## WHAT IS NEEDED:
Produce an exact copy of the lines below that run from the line containing "Recreate this image" to the line containing "return i % 2", inclusive; any picture is omitted.

## RECORDS PROVIDED:
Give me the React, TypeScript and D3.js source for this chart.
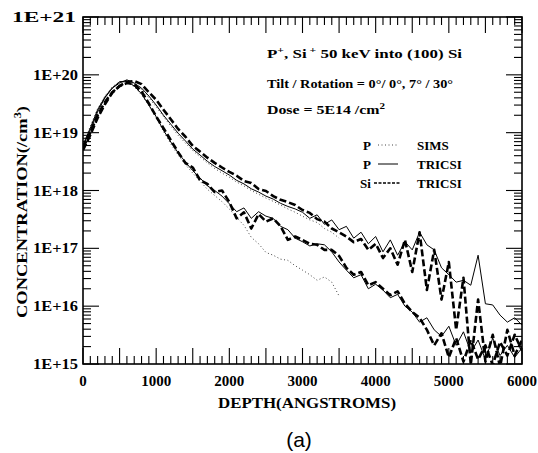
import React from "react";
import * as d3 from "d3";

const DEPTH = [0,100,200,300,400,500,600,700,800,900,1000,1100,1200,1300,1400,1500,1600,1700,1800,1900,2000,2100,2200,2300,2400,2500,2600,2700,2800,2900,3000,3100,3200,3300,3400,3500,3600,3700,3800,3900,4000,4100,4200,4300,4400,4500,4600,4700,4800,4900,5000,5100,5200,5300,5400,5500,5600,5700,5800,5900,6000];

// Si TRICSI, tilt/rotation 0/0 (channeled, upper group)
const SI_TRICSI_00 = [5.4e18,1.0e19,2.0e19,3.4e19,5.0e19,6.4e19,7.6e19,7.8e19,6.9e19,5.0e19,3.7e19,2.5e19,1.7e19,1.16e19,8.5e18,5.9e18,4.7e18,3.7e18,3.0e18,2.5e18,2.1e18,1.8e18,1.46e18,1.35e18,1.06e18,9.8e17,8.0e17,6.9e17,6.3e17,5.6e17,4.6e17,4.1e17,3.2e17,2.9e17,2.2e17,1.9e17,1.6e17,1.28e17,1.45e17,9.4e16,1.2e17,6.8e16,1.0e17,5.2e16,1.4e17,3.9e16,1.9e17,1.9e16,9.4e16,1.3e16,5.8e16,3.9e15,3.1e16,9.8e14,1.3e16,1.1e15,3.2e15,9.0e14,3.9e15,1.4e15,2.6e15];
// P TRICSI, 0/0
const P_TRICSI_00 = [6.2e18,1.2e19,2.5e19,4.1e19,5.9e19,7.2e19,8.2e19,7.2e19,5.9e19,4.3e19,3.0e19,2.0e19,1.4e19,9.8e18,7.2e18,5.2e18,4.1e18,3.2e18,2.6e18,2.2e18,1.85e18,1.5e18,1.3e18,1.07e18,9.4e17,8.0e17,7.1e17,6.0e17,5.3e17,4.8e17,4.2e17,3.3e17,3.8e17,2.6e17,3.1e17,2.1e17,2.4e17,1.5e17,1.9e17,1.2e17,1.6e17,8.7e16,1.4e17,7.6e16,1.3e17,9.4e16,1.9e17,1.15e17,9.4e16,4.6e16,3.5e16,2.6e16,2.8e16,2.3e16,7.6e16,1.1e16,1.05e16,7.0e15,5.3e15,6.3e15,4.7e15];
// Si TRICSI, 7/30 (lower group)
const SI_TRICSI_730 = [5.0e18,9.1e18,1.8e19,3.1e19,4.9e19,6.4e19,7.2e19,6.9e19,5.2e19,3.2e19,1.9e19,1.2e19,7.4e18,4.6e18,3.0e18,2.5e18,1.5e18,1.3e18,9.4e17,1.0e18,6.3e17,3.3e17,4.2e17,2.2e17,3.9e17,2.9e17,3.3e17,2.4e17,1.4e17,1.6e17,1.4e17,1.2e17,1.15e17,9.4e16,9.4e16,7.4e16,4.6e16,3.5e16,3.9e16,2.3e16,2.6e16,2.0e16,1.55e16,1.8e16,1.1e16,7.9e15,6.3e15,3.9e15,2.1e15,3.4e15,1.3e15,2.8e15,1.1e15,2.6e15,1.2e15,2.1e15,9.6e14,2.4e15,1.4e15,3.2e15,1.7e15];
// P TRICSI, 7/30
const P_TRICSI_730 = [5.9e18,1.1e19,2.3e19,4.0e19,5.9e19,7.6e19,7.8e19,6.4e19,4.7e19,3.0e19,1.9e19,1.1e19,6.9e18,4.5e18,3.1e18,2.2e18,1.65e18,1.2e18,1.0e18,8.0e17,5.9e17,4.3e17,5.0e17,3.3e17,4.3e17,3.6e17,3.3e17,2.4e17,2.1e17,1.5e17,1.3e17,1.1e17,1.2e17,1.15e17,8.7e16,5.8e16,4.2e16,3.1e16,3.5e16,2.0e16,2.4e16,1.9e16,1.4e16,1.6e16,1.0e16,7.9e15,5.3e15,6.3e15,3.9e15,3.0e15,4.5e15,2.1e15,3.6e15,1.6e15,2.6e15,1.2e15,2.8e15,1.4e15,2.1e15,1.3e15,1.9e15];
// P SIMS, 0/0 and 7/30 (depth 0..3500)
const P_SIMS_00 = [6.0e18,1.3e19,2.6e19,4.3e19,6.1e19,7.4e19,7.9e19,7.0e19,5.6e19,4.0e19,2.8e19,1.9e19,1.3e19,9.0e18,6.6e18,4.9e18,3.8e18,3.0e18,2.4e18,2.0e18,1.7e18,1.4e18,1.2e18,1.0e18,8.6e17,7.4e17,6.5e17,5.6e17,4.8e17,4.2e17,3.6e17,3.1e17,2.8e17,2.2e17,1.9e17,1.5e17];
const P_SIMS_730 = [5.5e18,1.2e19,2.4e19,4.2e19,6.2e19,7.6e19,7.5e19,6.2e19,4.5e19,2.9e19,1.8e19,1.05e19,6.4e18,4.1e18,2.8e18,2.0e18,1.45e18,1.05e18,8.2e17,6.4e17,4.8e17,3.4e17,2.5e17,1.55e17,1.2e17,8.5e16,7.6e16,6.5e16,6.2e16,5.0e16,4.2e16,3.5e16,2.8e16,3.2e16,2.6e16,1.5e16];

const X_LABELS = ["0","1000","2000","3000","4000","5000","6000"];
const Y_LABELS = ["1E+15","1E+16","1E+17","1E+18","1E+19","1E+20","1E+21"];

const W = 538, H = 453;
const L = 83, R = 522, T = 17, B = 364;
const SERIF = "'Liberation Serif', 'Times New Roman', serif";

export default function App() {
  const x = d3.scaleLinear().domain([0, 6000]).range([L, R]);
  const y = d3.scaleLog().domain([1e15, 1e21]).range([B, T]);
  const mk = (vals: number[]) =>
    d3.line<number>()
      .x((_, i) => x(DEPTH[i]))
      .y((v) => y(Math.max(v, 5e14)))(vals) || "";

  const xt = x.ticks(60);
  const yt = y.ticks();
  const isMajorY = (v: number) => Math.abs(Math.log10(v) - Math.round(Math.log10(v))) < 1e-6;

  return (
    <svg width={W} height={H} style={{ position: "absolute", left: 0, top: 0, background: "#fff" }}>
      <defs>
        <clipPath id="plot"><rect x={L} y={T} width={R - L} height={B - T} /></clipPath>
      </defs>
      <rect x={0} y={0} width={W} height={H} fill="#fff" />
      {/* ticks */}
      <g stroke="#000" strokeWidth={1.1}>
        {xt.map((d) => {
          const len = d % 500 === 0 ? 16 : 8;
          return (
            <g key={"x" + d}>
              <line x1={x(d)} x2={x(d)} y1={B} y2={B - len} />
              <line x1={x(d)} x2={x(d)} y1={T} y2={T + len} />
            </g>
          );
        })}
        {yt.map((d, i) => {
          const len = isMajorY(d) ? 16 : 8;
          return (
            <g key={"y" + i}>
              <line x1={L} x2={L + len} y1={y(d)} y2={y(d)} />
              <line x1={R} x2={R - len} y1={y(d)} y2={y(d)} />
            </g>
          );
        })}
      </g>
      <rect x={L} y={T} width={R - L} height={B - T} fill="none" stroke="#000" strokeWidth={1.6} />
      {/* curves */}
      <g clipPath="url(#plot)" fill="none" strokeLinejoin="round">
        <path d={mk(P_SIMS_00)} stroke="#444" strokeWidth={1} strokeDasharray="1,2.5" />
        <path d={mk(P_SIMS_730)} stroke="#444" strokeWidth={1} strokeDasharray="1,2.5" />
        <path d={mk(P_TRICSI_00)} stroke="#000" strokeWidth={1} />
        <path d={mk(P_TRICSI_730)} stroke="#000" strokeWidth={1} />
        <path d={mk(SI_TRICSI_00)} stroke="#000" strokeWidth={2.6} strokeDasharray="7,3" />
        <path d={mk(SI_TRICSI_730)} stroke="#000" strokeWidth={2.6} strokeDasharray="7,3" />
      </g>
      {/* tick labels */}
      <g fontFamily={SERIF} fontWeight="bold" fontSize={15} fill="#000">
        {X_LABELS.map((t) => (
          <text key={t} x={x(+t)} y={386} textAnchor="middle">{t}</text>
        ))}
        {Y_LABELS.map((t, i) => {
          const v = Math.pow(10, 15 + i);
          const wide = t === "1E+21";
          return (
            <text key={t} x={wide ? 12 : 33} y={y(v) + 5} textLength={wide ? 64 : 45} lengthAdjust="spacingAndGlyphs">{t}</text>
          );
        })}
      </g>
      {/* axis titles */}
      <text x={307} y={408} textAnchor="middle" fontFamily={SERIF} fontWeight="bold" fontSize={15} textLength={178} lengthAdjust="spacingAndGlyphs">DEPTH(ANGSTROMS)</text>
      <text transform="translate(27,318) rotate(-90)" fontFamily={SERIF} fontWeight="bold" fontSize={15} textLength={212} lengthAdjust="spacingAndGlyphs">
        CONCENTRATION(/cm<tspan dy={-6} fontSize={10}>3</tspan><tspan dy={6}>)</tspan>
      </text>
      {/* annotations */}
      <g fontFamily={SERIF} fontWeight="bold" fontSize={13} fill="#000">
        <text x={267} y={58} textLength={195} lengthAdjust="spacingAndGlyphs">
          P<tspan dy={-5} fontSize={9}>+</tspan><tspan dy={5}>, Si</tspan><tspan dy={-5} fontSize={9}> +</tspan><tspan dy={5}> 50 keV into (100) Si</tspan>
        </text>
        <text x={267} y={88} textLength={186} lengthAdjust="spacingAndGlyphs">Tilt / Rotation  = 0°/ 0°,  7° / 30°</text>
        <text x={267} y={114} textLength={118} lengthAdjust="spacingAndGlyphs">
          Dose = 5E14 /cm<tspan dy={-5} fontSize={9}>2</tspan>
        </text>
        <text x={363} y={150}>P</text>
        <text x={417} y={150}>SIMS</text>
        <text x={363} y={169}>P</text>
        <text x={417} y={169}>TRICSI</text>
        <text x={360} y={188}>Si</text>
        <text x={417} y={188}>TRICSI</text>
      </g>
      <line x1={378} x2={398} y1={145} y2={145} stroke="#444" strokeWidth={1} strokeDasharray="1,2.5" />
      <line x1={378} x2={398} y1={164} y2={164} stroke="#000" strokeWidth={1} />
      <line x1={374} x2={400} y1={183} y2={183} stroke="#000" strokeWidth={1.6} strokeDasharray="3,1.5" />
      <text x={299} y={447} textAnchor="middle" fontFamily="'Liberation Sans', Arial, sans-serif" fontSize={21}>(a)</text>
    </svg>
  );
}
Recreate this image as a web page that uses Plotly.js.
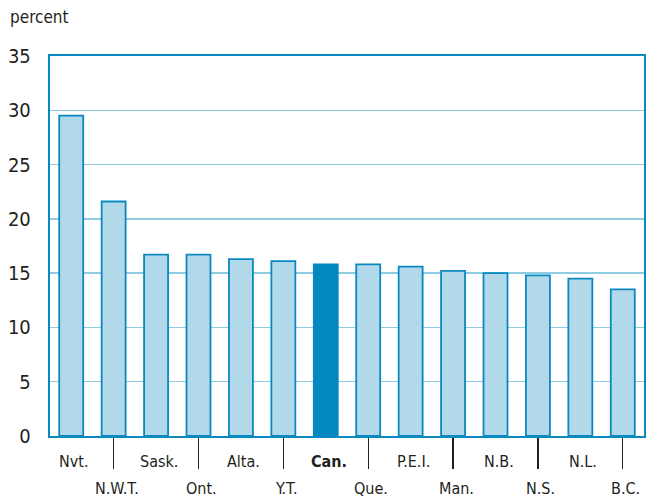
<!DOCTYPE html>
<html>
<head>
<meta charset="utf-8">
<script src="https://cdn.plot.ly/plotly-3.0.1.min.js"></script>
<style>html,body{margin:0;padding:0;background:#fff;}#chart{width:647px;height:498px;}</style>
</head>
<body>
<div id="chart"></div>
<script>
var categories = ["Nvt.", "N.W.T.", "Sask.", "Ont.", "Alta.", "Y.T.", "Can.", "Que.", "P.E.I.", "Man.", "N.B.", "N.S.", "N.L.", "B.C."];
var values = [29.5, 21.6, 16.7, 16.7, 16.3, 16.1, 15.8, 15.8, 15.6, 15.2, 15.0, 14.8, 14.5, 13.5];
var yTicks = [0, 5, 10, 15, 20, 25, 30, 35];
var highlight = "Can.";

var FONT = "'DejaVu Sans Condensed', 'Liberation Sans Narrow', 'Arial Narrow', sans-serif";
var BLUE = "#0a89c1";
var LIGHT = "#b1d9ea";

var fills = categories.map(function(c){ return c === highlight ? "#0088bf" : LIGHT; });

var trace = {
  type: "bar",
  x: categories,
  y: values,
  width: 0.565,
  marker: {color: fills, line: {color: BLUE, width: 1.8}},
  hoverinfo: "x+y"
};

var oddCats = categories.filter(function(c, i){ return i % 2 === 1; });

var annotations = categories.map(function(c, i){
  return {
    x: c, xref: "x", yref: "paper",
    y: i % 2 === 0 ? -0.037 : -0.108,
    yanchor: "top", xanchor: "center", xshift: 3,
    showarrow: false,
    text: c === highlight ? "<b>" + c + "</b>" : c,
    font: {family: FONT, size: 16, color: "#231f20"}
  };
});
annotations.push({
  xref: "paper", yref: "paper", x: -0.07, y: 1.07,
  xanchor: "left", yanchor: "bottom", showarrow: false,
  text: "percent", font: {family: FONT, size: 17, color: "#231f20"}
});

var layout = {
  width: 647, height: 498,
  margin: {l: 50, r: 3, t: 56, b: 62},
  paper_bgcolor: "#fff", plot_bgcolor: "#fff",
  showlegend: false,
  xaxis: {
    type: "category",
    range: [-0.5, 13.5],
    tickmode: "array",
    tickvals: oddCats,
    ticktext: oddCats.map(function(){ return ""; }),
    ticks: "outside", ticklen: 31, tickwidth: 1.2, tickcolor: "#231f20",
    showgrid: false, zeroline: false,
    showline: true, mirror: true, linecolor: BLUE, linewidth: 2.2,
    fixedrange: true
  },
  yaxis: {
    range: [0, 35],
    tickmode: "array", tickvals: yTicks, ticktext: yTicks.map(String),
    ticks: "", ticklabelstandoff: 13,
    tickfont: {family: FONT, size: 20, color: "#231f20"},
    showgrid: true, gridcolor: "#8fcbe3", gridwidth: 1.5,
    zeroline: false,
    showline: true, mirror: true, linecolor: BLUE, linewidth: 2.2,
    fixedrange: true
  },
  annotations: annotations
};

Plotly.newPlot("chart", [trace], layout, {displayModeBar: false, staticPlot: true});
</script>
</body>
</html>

## IN RESPONSE:
Recreate this image as a web page that uses Plotly.js.
<!DOCTYPE html>
<html>
<head>
<meta charset="utf-8">
<script src="https://cdn.plot.ly/plotly-3.0.1.min.js"></script>
<style>html,body{margin:0;padding:0;background:#fff;}#chart{width:647px;height:498px;}</style>
</head>
<body>
<div id="chart"></div>
<script>
var categories = ["Nvt.", "N.W.T.", "Sask.", "Ont.", "Alta.", "Y.T.", "Can.", "Que.", "P.E.I.", "Man.", "N.B.", "N.S.", "N.L.", "B.C."];
var values = [29.5, 21.6, 16.7, 16.7, 16.3, 16.1, 15.8, 15.8, 15.6, 15.2, 15.0, 14.8, 14.5, 13.5];
var yTicks = [0, 5, 10, 15, 20, 25, 30, 35];
var highlight = "Can.";

var FONT = "'DejaVu Sans Condensed', 'Liberation Sans Narrow', 'Arial Narrow', sans-serif";
var BLUE = "#0a89c1";
var LIGHT = "#b1d9ea";

var fills = categories.map(function(c){ return c === highlight ? "#0088bf" : LIGHT; });

var trace = {
  type: "bar",
  x: categories,
  y: values,
  width: 0.565,
  marker: {color: fills, line: {color: BLUE, width: 1.8}},
  hoverinfo: "x+y"
};

var oddCats = categories.filter(function(c, i){ return i % 2 === 1; });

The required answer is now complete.